2. 1965 War Leadership Prime Minister: Lal Bahadur Shastri

Shastri provided political clarity during conflict.

Army Chief: General J. N. Chaudhuri Air Chief: Air Chief Marshal Arjan Singh Naval Chief: Admiral B. S. Soman

The 1965 war revealed operational recovery from 1962, but import dependency remained (Roy, 2016).

3. Indigenous Aerospace Push HF-24 Marut Program

Led by:

  • Kurt Tank (German aeronautical engineer)

  • Indian aerospace engineers at HAL

This marked first indigenous fighter program — limited by engine technology gaps.

Institutionally critical despite operational limitations.

4. Space and Strategic Technology Vision Dr. Vikram Sarabhai

Founder of ISRO (1969).

Sarabhai’s contribution:

  • Rocket propulsion base

  • Launch vehicle research

  • Telemetry and systems engineering

Though civilian, long-term dual-use impact was undeniable.

5. 1971 War Leadership Prime Minister: Indira Gandhi

Political authority and diplomatic preparation were decisive.
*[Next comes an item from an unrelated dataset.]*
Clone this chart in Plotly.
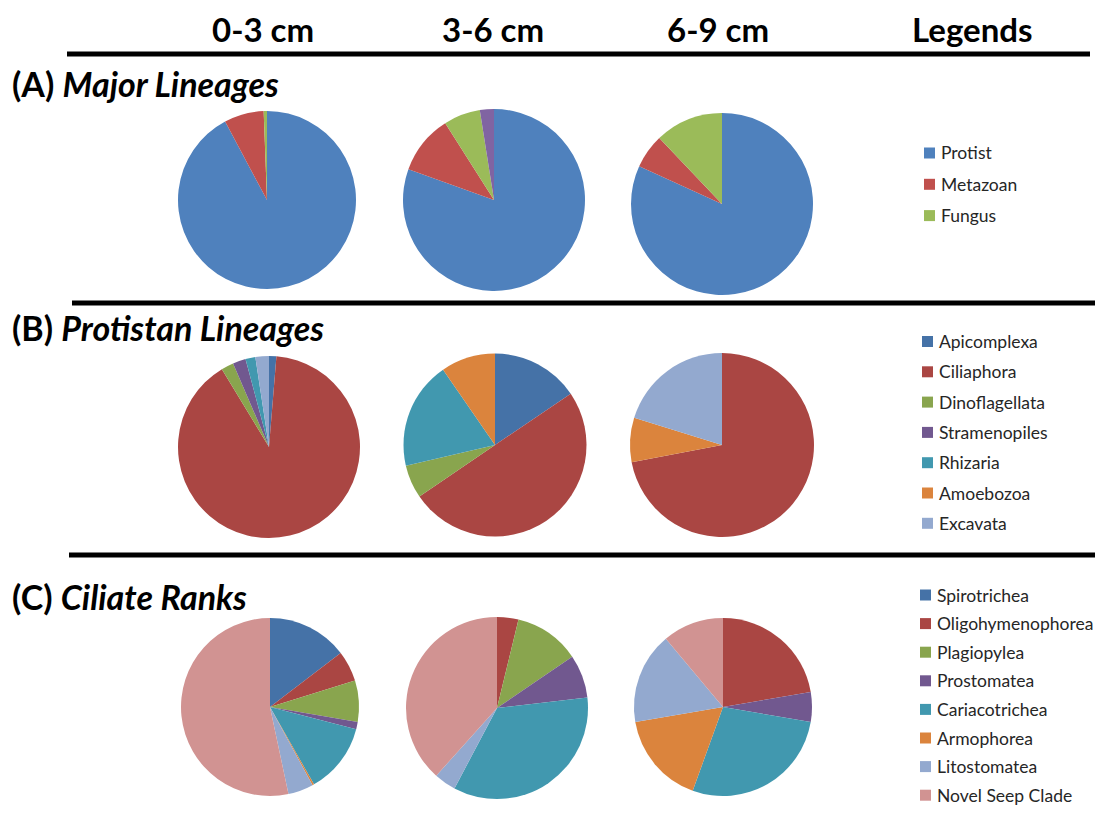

Army Chief: Field Marshal Sam Manekshaw Eastern Command: Lt. General J. S. Aurora Air Chief: P. C. Lal Naval Chief: Admiral S. M. Nanda

1971 represented:

  • Mature tri-service coordination

  • Political-military synchronization

  • Improved logistics and mobility

This war validated post-1962 reforms (Raghavan, 2013).

6. Nuclear Authorization & Pokhran-I Political Approval (1972): Indira Gandhi Scientific Leadership:

  • Dr. Homi Sethna (AEC Chairman)

  • Dr. Raja Ramanna (Device Development Lead)

18 May 1974 – Pokhran-I

India demonstrated nuclear device capability.

This was culmination of:

  • Bhabha’s architecture

  • Reactor infrastructure

  • Strategic reassessment after 1964 Chinese test

(Perkovich, 1999; Abraham, 1998)

Structural Continuity of Leadership

1947–1962: Visionaries
Nehru – Bhabha – Mahalanobis

1962–1974: Reformers
Chavan – Shastri – Manekshaw – Indira Gandhi – Ramanna

The transition is clear:

From idealistic institution building
To war-tested strategic engineering.